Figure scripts
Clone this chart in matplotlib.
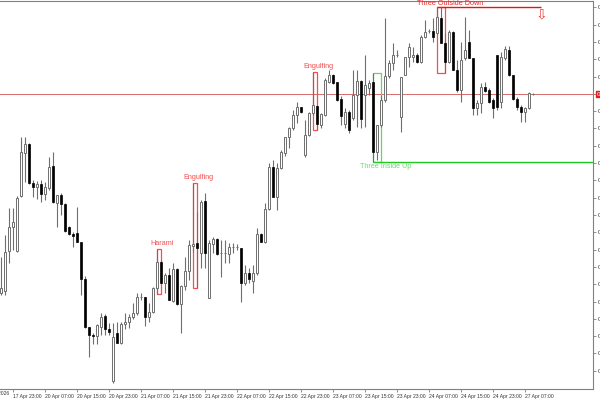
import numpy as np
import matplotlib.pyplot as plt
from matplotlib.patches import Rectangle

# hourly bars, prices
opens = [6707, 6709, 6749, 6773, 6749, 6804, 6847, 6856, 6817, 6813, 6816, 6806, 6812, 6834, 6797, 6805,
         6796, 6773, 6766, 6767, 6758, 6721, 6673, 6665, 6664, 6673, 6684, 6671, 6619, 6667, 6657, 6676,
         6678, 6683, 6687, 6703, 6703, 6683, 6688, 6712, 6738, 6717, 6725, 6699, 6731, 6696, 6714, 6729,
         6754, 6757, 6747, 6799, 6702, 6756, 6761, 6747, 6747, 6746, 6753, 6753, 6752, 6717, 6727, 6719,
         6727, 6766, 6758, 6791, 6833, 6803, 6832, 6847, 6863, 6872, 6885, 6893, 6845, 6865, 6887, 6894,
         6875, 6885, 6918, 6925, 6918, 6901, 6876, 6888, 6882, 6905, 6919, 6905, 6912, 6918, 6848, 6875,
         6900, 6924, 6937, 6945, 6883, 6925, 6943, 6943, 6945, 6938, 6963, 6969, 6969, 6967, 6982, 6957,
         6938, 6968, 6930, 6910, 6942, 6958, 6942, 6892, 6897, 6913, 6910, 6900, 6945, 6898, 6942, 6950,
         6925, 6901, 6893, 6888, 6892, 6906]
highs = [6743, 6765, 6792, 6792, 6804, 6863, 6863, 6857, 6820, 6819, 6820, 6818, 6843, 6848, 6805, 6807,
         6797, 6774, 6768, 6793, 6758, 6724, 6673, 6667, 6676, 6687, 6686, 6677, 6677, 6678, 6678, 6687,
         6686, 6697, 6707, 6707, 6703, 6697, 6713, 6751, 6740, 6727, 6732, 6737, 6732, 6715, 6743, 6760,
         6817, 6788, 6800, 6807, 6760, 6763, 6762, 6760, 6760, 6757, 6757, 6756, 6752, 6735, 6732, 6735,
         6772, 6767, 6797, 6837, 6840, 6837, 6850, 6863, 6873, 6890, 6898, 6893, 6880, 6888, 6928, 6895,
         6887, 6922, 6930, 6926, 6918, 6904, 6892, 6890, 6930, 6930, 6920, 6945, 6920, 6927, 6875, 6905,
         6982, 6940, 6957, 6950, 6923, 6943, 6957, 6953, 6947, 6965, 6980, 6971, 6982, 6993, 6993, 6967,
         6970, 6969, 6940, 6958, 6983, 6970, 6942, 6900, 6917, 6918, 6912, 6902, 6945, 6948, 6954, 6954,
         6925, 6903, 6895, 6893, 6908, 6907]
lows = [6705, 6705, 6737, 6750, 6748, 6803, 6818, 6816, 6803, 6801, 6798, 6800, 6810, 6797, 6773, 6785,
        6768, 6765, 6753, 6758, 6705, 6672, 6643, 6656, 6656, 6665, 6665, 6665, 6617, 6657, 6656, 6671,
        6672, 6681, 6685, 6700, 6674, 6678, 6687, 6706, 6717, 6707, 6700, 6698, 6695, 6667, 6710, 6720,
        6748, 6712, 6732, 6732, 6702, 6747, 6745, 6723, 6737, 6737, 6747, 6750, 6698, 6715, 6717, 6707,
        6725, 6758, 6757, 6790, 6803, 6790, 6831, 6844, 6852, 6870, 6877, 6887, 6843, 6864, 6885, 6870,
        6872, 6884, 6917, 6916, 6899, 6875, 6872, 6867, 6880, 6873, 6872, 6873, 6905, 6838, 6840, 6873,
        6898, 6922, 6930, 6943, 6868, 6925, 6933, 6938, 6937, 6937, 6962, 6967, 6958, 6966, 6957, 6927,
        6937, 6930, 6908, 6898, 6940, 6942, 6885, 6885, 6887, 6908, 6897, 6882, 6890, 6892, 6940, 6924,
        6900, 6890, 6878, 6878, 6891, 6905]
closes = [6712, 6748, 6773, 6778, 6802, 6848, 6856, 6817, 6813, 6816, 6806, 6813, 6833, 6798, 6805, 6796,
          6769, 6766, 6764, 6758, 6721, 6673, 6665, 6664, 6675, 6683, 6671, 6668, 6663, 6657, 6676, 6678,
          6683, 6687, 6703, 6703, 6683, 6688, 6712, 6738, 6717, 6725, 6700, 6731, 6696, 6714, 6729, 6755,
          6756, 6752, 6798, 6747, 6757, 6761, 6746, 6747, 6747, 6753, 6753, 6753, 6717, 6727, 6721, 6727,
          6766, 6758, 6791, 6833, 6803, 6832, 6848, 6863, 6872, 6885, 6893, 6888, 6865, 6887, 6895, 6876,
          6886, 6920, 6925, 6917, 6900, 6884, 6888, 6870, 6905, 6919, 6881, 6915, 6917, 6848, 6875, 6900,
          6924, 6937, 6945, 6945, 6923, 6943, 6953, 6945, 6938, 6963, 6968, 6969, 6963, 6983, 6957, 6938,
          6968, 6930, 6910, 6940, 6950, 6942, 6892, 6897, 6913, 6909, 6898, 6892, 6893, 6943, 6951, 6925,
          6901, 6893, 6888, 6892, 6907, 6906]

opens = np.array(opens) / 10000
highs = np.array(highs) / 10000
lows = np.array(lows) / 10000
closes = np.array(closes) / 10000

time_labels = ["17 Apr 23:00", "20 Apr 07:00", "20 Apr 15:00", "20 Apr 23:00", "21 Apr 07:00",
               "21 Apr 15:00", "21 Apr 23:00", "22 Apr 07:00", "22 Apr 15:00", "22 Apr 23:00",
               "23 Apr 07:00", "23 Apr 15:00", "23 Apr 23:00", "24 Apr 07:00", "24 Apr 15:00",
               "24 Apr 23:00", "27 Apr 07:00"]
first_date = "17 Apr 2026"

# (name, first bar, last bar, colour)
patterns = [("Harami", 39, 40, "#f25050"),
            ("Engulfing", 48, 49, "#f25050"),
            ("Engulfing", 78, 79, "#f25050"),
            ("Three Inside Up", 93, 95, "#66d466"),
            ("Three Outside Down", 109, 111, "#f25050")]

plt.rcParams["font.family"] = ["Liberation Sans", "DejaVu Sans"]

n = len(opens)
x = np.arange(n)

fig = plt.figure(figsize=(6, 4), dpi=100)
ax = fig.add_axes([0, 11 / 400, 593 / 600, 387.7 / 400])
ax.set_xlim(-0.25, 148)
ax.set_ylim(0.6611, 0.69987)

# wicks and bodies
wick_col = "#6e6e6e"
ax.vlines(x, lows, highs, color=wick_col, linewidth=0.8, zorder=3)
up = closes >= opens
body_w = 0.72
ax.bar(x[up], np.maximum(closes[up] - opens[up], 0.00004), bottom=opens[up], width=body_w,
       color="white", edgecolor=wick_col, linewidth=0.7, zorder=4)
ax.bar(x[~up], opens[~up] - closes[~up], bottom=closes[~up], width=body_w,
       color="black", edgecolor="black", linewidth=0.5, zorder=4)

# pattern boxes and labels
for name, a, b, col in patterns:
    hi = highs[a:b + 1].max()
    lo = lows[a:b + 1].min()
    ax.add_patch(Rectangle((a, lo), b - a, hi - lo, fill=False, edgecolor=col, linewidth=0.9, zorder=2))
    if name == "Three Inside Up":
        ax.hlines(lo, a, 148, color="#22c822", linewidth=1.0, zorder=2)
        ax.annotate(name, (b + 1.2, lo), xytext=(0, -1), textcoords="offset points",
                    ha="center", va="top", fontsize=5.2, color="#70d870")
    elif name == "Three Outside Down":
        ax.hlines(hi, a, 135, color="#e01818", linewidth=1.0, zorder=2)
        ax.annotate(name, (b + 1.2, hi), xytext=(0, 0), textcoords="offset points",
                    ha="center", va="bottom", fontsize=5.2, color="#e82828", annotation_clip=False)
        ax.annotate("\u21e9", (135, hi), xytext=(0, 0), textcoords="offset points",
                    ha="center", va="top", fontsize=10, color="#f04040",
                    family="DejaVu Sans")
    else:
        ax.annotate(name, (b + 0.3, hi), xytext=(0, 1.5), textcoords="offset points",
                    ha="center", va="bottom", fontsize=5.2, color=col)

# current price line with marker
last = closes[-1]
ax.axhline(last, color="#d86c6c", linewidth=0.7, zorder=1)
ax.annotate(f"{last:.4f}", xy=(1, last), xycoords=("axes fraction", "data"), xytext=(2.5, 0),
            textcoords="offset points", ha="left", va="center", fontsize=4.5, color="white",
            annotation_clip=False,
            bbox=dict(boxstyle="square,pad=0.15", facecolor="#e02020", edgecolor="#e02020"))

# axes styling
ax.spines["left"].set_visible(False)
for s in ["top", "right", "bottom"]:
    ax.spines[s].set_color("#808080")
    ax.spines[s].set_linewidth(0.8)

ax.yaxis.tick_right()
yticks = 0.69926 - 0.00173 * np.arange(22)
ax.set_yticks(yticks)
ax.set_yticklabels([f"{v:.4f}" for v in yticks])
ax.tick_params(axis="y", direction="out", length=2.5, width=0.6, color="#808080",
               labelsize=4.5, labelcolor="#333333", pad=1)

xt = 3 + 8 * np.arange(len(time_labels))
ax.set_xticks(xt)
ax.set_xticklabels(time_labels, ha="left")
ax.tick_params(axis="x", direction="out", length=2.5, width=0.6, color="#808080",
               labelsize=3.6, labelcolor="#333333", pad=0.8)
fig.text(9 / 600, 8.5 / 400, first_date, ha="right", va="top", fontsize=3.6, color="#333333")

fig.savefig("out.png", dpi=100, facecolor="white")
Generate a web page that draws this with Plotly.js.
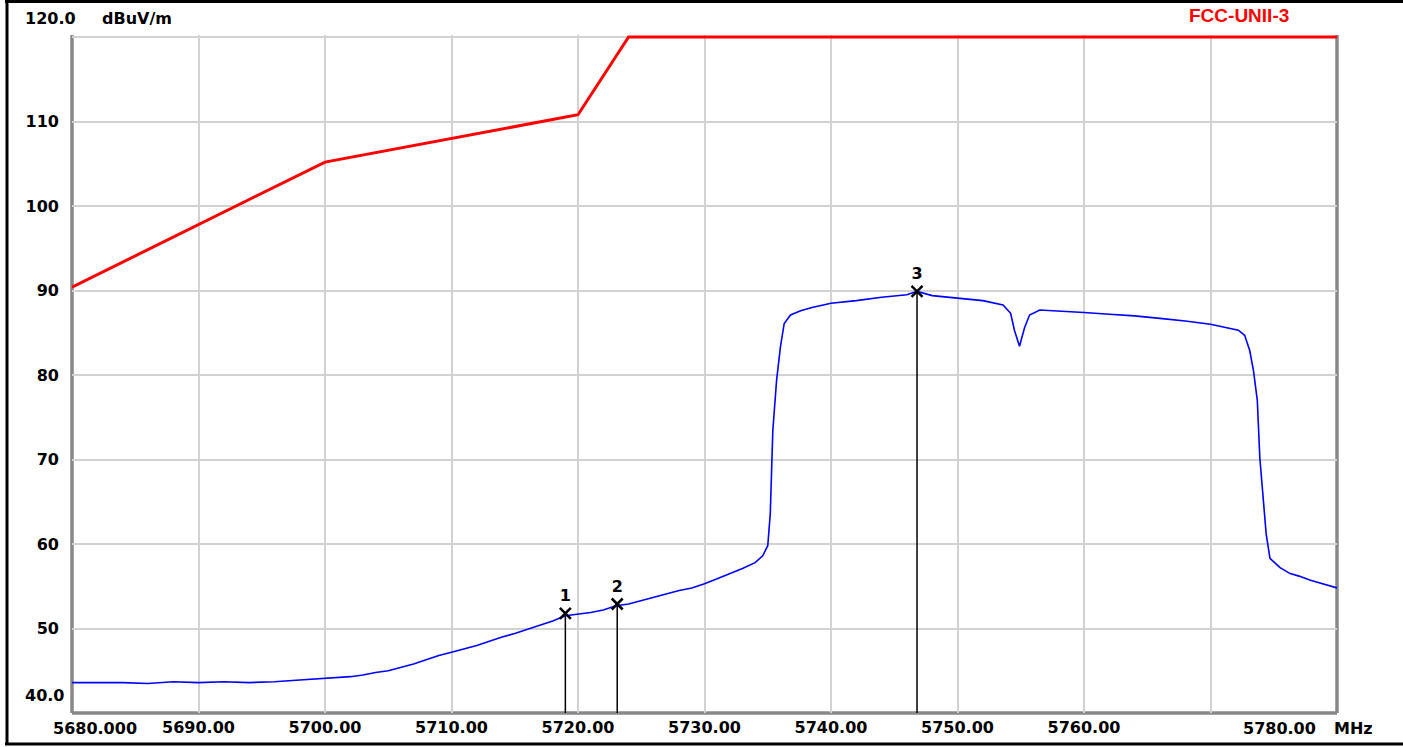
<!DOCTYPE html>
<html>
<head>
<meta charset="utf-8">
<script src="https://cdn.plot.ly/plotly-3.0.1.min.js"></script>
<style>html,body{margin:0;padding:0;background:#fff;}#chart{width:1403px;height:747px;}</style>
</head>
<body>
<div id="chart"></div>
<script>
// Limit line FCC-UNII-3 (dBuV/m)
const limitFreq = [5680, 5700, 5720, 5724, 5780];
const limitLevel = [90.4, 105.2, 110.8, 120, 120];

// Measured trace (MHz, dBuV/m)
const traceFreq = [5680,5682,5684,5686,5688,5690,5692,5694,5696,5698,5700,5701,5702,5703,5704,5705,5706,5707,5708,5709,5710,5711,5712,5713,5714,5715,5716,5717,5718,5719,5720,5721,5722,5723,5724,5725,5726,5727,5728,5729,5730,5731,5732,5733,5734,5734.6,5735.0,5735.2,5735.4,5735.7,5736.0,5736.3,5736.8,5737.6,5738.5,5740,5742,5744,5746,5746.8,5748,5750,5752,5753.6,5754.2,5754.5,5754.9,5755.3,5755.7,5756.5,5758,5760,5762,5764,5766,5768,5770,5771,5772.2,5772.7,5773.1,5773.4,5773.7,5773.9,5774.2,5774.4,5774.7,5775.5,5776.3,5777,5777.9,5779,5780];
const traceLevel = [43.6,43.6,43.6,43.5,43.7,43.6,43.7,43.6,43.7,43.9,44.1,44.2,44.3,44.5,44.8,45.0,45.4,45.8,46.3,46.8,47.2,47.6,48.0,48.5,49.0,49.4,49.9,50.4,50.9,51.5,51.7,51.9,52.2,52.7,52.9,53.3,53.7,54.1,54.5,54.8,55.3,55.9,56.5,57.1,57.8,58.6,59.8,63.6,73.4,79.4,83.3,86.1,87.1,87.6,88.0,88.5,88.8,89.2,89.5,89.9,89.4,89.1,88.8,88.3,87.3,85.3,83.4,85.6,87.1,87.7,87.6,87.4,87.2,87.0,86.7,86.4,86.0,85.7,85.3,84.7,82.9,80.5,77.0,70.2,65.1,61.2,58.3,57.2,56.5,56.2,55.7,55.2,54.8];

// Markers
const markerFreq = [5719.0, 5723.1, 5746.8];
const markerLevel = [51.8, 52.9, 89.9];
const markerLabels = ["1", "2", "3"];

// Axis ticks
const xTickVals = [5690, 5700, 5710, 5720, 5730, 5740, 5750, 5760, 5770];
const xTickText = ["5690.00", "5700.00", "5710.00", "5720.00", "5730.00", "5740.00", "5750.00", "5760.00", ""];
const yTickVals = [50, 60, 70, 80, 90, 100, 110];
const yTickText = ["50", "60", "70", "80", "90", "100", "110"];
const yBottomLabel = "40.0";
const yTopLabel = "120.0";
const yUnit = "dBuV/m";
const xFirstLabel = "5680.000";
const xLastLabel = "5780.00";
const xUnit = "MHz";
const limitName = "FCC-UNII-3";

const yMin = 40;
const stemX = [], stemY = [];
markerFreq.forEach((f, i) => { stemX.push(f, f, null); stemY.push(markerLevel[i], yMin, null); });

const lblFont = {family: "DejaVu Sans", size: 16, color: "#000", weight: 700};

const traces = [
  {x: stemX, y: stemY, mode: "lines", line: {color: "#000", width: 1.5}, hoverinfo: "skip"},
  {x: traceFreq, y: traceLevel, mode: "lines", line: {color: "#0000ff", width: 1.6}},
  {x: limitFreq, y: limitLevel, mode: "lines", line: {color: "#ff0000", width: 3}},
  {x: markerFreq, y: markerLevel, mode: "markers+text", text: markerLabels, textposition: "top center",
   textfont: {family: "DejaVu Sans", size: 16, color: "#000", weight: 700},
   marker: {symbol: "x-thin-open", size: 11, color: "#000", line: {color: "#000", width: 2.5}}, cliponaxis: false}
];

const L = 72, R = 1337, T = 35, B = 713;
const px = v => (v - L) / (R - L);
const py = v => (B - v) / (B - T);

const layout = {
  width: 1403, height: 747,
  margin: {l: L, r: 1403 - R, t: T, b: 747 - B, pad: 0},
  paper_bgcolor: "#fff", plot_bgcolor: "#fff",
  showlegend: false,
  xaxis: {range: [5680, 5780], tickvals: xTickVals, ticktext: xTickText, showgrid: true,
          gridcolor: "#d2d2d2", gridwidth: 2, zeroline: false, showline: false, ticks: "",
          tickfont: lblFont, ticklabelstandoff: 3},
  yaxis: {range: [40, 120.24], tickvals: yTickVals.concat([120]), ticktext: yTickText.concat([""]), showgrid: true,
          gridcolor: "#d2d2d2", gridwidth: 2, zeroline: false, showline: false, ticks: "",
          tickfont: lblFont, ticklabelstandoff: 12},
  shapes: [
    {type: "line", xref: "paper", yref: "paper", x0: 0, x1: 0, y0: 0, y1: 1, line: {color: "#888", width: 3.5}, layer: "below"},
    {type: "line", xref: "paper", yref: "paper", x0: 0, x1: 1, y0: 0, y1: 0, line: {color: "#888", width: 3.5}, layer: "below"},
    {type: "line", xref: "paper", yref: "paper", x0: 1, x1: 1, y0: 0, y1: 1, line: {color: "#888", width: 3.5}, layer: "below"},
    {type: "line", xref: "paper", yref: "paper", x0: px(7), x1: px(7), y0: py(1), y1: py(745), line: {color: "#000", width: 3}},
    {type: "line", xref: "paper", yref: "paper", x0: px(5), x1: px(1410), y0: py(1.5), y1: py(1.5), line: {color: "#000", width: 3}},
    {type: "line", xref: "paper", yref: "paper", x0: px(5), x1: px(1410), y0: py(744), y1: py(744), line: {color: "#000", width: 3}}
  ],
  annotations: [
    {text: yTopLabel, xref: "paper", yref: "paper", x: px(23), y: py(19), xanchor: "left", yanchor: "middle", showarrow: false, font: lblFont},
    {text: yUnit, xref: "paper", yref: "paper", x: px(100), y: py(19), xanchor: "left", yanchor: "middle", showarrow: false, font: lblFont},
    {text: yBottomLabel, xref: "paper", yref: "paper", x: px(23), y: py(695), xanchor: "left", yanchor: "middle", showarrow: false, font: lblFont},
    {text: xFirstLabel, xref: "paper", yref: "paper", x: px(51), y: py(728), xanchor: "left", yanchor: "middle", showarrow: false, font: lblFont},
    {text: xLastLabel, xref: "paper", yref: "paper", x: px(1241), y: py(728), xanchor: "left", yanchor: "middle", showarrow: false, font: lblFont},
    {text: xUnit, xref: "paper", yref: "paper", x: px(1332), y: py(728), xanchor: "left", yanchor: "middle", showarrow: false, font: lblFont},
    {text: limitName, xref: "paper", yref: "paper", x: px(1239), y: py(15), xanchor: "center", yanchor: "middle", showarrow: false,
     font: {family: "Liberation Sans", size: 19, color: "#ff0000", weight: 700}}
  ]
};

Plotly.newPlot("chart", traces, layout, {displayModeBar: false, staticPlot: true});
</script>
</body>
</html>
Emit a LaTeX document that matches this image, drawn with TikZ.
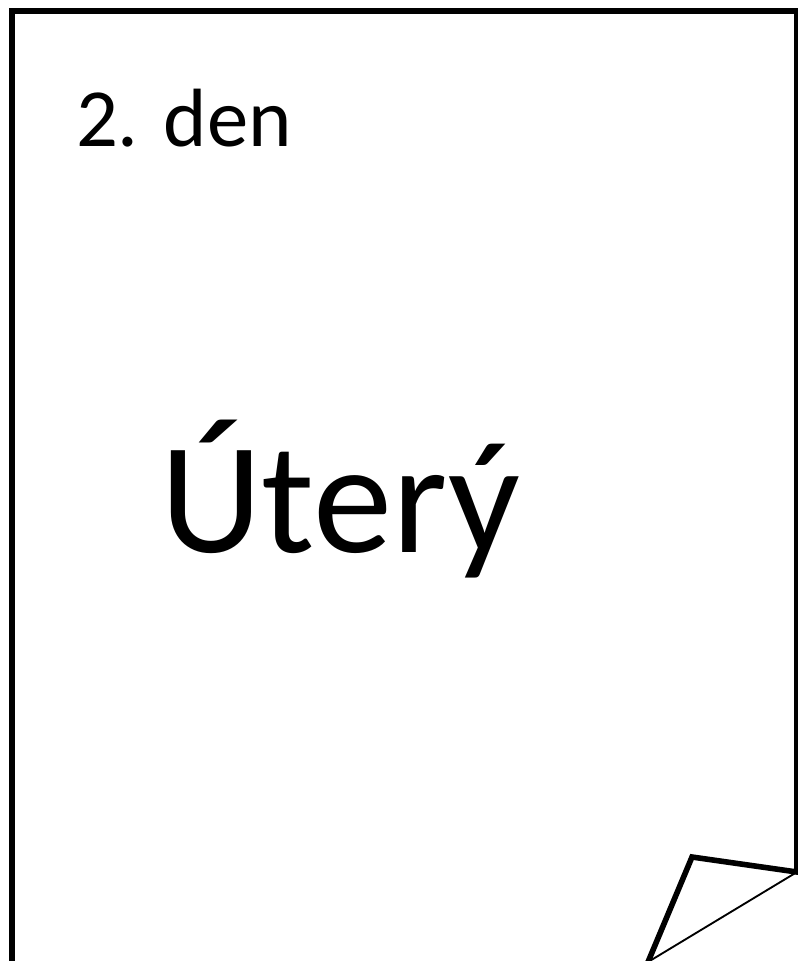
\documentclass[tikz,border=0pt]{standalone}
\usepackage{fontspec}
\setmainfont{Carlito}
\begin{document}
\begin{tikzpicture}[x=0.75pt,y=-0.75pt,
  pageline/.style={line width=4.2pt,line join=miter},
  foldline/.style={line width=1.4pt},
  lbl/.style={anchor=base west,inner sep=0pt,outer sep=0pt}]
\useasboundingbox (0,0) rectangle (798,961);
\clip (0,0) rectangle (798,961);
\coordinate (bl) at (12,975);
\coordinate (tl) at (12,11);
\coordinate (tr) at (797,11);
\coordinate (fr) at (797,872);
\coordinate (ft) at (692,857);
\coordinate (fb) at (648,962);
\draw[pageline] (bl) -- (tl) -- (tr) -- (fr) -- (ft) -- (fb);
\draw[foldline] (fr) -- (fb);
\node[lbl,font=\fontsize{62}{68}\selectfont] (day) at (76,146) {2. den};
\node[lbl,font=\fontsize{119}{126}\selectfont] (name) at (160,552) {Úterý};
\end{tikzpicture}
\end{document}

* [EXERCISE REQUIREMENTS]:
Reproduce the material above from its first line through the line containing "from matplotlib.patches import Rectangle", both ends included, and skip every picture.

* [RESULT]:
Clone this chart in matplotlib.
import numpy as np
import matplotlib.pyplot as plt
from matplotlib.patches import Rectangle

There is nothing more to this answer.